The morning started with a search and destroy mission. We were searching for the source of the scraping noise coming from under the hood, and when we finally found it after calling my brother, Pat, on Facetime to show him the engine and let him listen, taking off a couple of belts and opening up the doghouse, it turned out to be coming from the same little part that's been acting up since the beginning. The choke thermostat. It was missing a gasket last week, so we made a new one out of cork. That only lasted for a few days and became a pile of ash because it's just too damn hot for cork in that part of the exhaust! We had tightened it down, but it had rattled loose, and it was screaming at me. We figured if we just tightened it down until we could get some high heat gasket material, it would be ok. That's where the destroy part of the morning mission came in. We tightened it just a little too far, and the bolt sheared off. Shit. Drilling it out was risky because we didn't want to grind the threads off. When Pat called back to check in on us, it was him who blew a gasket when he heard what happened! I got a lecture about all the things you check on before buying an old van, and I explained that I expected things to go wrong. (We agreed to disagree on that.) The plan after my scolding was over came together pretty quickly. We found a mechanic that had the proper tools, and we knew we could trust him because he was missing 3 fingers! He drilled and tapped a new hole to the side of the original one, (my idea! And it worked!) and put some high heat RTV in there, and we hit the road! I did also learn that you've got to watch your boots on a hot manifold. But now I will always have a reminder of today on my feet.

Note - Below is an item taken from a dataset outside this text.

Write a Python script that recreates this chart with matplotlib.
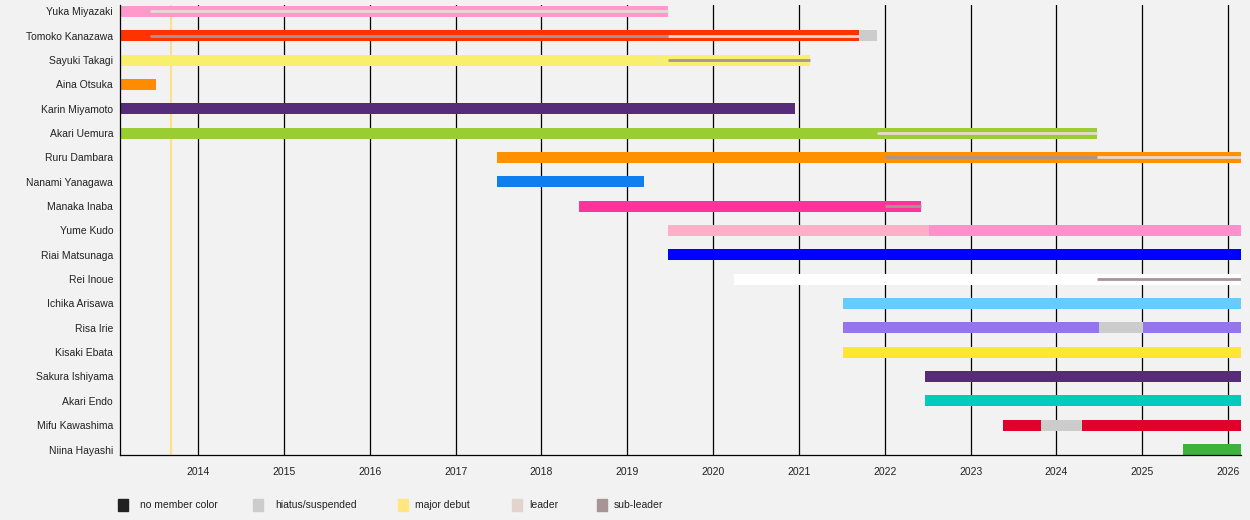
import matplotlib
matplotlib.use("Agg")
import matplotlib.pyplot as plt
from matplotlib.patches import Rectangle

# ---------- DATA ----------

members = [
    "Yuka Miyazaki", "Tomoko Kanazawa", "Sayuki Takagi", "Aina Otsuka",
    "Karin Miyamoto", "Akari Uemura", "Ruru Dambara", "Nanami Yanagawa",
    "Manaka Inaba", "Yume Kudo", "Riai Matsunaga", "Rei Inoue",
    "Ichika Arisawa", "Risa Irie", "Kisaki Ebata", "Sakura Ishiyama",
    "Akari Endo", "Mifu Kawashima", "Niina Hayashi",
]

START = 2013.09
END = 2026.15
MAJOR_DEBUT = 2013.68

# member-colour periods (row index, from, till, colour)
bar_rows = [0, 1, 1, 2, 3, 4, 5, 6, 7, 8, 9, 9, 10, 11, 12, 13, 13, 13, 14, 15, 16, 17, 17, 17, 18]
bar_from = [START, START, 2021.70, START, START, START, START, 2017.48, 2017.48, 2018.44,
            2019.47, 2022.52, 2019.47, 2020.24, 2021.51, 2021.51, 2024.50, 2025.01,
            2021.51, 2022.47, 2022.47, 2023.38, 2023.82, 2024.30, 2025.48]
bar_till = [2019.47, 2021.70, 2021.91, 2021.13, 2013.51, 2020.95, 2024.47, END, 2019.20, 2022.42,
            2022.52, END, END, END, END, 2024.50, 2025.01, END,
            END, END, END, 2023.82, 2024.30, END, END]
bar_colors = ["#ff99cc", "#ff3300", "#cccccc", "#f8f06c", "#ff8c00", "#552b7a", "#9acd32",
              "#ff9000", "#0f7ff0", "#ff3399", "#ffb0c8", "#ff90cc", "#0000ff", "#ffffff",
              "#66ccff", "#9575ed", "#cccccc", "#9575ed", "#ffe633", "#552b7a", "#00ccbb",
              "#e0002a", "#cccccc", "#e0002a", "#3db33d"]

# leader / sub-leader periods
role_rows = [0, 1, 1, 2, 5, 6, 6, 8, 11]
role_from = [2013.44, 2013.44, 2019.47, 2019.47, 2021.91, 2022.00, 2024.47, 2022.00, 2024.47]
role_till = [2019.47, 2019.47, 2021.70, 2021.13, 2024.47, 2024.47, END, 2022.42, END]
role_kind = ["leader", "sub", "leader", "sub", "leader", "sub", "leader", "sub", "sub"]

years = list(range(2014, 2027))

legend_labels = ["no member color", "hiatus/suspended", "major debut", "leader", "sub-leader"]
legend_colors = ["#222222", "#cccccc", "#ffe680", "#e3d3ce", "#a89496"]

role_colors = {"leader": "#e8d8d2", "sub": "#a89496"}

# ---------- PLOTTING ----------

plt.rcParams["font.family"] = ["Liberation Sans Narrow", "Liberation Sans", "DejaVu Sans"]
plt.rcParams["text.color"] = "#222222"
FS = 7.5

fig = plt.figure(figsize=(12.5, 5.2), dpi=100, facecolor="#f2f2f2")
ax = fig.add_axes([0.096, 0.125, 0.8968, 0.8654])
ax.set_facecolor("#f2f2f2")

for yr in years:
    ax.axvline(yr, color="black", lw=0.9, zorder=1)
ax.axvline(MAJOR_DEBUT, color="#ffe08a", lw=1.6, zorder=1)

ax.barh(bar_rows, [t - f for f, t in zip(bar_from, bar_till)], left=bar_from,
        height=0.46, color=bar_colors, linewidth=0, zorder=2)

for r, f, t, k in zip(role_rows, role_from, role_till, role_kind):
    ax.plot([f, t], [r, r], color=role_colors[k], lw=2.0, solid_capstyle="butt", zorder=3)

ax.set_xlim(START, END)
ax.set_ylim(len(members) - 1 + 0.226, -0.267)
ax.set_yticks(range(len(members)))
ax.set_yticklabels(members, fontsize=FS, color="#222222")
ax.set_xticks(years)
ax.set_xticklabels([str(y) for y in years], fontsize=FS, color="#222222")
ax.tick_params(axis="both", length=0)
ax.tick_params(axis="y", pad=5)
ax.tick_params(axis="x", pad=8.5)
for side in ["top", "right"]:
    ax.spines[side].set_visible(False)
ax.spines["left"].set_linewidth(0.9)
ax.spines["bottom"].set_linewidth(0.9)

# legend drawn in figure coordinates (pixel positions)
box_x = [118, 253, 398, 512, 597]
text_x = [140, 275, 415, 529, 614]
for bx, tx, lab, col in zip(box_x, text_x, legend_labels, legend_colors):
    fig.patches.append(Rectangle((bx / 1250, (520 - 511) / 520), 10 / 1250, 12 / 520,
                                 transform=fig.transFigure, color=col))
    fig.text(tx / 1250, (520 - 505) / 520, lab, fontsize=FS, va="center", ha="left")

fig.savefig("out.png", dpi=100, facecolor="#f2f2f2")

Needless to say, we were way behind schedule at this point, but we decided to reward ourselves with In and Out Burgers before getting down to serious miles. Once we crossed the California border, it was open farm land for miles and miles, and I loved it. What I didn't love was parting ways with Yoro, as he went on to the next part of his adventure. He was the best road crew, fire builder, curry cooker and sneaky photo taker there ever could be.

Kelley powered us through the last 4 hours doing all the night driving, because I can't see jack when it gets dark, and she, Clem and I are now in Santa Cruz, getting much needed showers and looking forward to finding some weird roadside attractions as we head down the coast.

Today brought lessons in patience, and I think my brother may have lost his...he's not even on this trip with me, yet I still manage to get him wound up! I'm such a good little sister.